** Begin **

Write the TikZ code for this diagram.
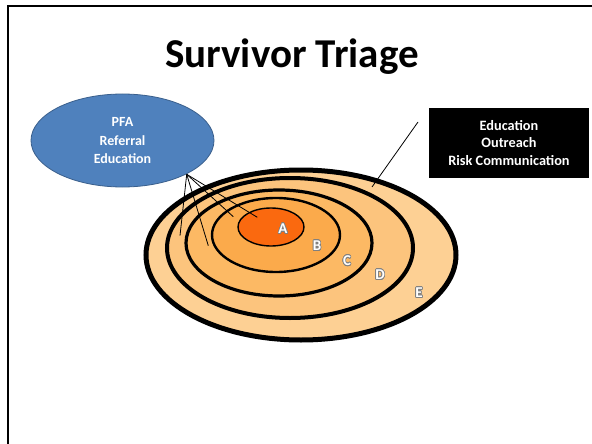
\documentclass[tikz,border=0pt]{standalone}
\usepackage{fontspec}
\setmainfont{Carlito}
\usepackage{contour}
\contourlength{0.7pt}
\definecolor{ringA}{RGB}{250,105,15}
\definecolor{ringB}{RGB}{251,170,75}
\definecolor{ringC}{RGB}{252,185,100}
\definecolor{ringD}{RGB}{252,196,125}
\definecolor{ringE}{RGB}{253,208,148}
\definecolor{pfablue}{RGB}{79,129,189}
\definecolor{pfaedge}{RGB}{58,95,140}
\begin{document}
\begin{tikzpicture}[x=1pt,y=-1pt,
  lbl/.style={font=\bfseries\fontsize{15}{15}\selectfont,text=white},
  conn/.style={draw=black,line width=0.8pt}]
\useasboundingbox (0,0) rectangle (592,444);
\draw[line width=2.4pt] (8,444) -- (8,6) -- (592,6);
\node[anchor=base,font=\bfseries\fontsize{41}{41}\selectfont] (title) at (292,67) {Survivor Triage};
% rings
\fill[ringE,draw=black,line width=5pt] (301,255) ellipse [x radius=155,y radius=85];
\fill[ringD,draw=black,line width=4pt] (290,248) ellipse [x radius=123,y radius=70];
\fill[ringC,draw=black,line width=3.2pt] (279,243) ellipse [x radius=93,y radius=53];
\fill[ringB,draw=black,line width=2.4pt] (276,235) ellipse [x radius=64,y radius=37];
\fill[ringA,draw=black,line width=1.4pt] (271,227) ellipse [x radius=33,y radius=19];
% labels
\node[lbl] (la) at (283,229) {\contour{gray}{A}};
\node[lbl] (lb) at (317,246) {\contour{gray}{B}};
\node[lbl] (lc) at (347,261) {\contour{gray}{C}};
\node[lbl] (ld) at (380,275) {\contour{gray}{D}};
\node[lbl] (le) at (419,293) {\contour{gray}{E}};
% PFA ellipse
\fill[pfablue,draw=pfaedge,line width=0.8pt] (122.5,140.5) ellipse [x radius=91.5,y radius=46.5];
\node[font=\bfseries\fontsize{14}{18.5}\selectfont,text=white,align=center,
  inner sep=0pt] (pfa) at (122.5,141) {PFA\\Referral\\Education};
\coordinate (apex) at (186.7,174.3);
\coordinate (p1) at (180,235.7);
\coordinate (p2) at (208.3,245.7);
\coordinate (p3) at (233.3,216.7);
\coordinate (p4) at (257.3,217.3);
\foreach \p in {p1,p2,p3,p4} \draw[conn] (apex) -- (\p);
% black box
\node[fill=black,text=white,font=\bfseries\fontsize{14.3}{17.5}\selectfont,align=center,
  minimum width=160pt,minimum height=70pt,inner sep=0pt] (edu) at (509,143) {Education\\Outreach\\Risk Communication};
\coordinate (q1) at (418,122);
\coordinate (q2) at (372,187);
\draw[conn] (q1) -- (q2);
\end{tikzpicture}
\end{document}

** End **

* Problem to solve: Without the pictures, write out all of the material exactly.

* Correct response:
Write the TikZ code for this diagram.
\documentclass[tikz,border=0pt]{standalone}
\usepackage{fontspec}
\setmainfont{Carlito}
\usepackage{contour}
\contourlength{0.7pt}
\definecolor{ringA}{RGB}{250,105,15}
\definecolor{ringB}{RGB}{251,170,75}
\definecolor{ringC}{RGB}{252,185,100}
\definecolor{ringD}{RGB}{252,196,125}
\definecolor{ringE}{RGB}{253,208,148}
\definecolor{pfablue}{RGB}{79,129,189}
\definecolor{pfaedge}{RGB}{58,95,140}
\begin{document}
\begin{tikzpicture}[x=1pt,y=-1pt,
  lbl/.style={font=\bfseries\fontsize{15}{15}\selectfont,text=white},
  conn/.style={draw=black,line width=0.8pt}]
\useasboundingbox (0,0) rectangle (592,444);
\draw[line width=2.4pt] (8,444) -- (8,6) -- (592,6);
\node[anchor=base,font=\bfseries\fontsize{41}{41}\selectfont] (title) at (292,67) {Survivor Triage};
% rings
\fill[ringE,draw=black,line width=5pt] (301,255) ellipse [x radius=155,y radius=85];
\fill[ringD,draw=black,line width=4pt] (290,248) ellipse [x radius=123,y radius=70];
\fill[ringC,draw=black,line width=3.2pt] (279,243) ellipse [x radius=93,y radius=53];
\fill[ringB,draw=black,line width=2.4pt] (276,235) ellipse [x radius=64,y radius=37];
\fill[ringA,draw=black,line width=1.4pt] (271,227) ellipse [x radius=33,y radius=19];
% labels
\node[lbl] (la) at (283,229) {\contour{gray}{A}};
\node[lbl] (lb) at (317,246) {\contour{gray}{B}};
\node[lbl] (lc) at (347,261) {\contour{gray}{C}};
\node[lbl] (ld) at (380,275) {\contour{gray}{D}};
\node[lbl] (le) at (419,293) {\contour{gray}{E}};
% PFA ellipse
\fill[pfablue,draw=pfaedge,line width=0.8pt] (122.5,140.5) ellipse [x radius=91.5,y radius=46.5];
\node[font=\bfseries\fontsize{14}{18.5}\selectfont,text=white,align=center,
  inner sep=0pt] (pfa) at (122.5,141) {PFA\\Referral\\Education};
\coordinate (apex) at (186.7,174.3);
\coordinate (p1) at (180,235.7);
\coordinate (p2) at (208.3,245.7);
\coordinate (p3) at (233.3,216.7);
\coordinate (p4) at (257.3,217.3);
\foreach \p in {p1,p2,p3,p4} \draw[conn] (apex) -- (\p);
% black box
\node[fill=black,text=white,font=\bfseries\fontsize{14.3}{17.5}\selectfont,align=center,
  minimum width=160pt,minimum height=70pt,inner sep=0pt] (edu) at (509,143) {Education\\Outreach\\Risk Communication};
\coordinate (q1) at (418,122);
\coordinate (q2) at (372,187);
\draw[conn] (q1) -- (q2);
\end{tikzpicture}
\end{document}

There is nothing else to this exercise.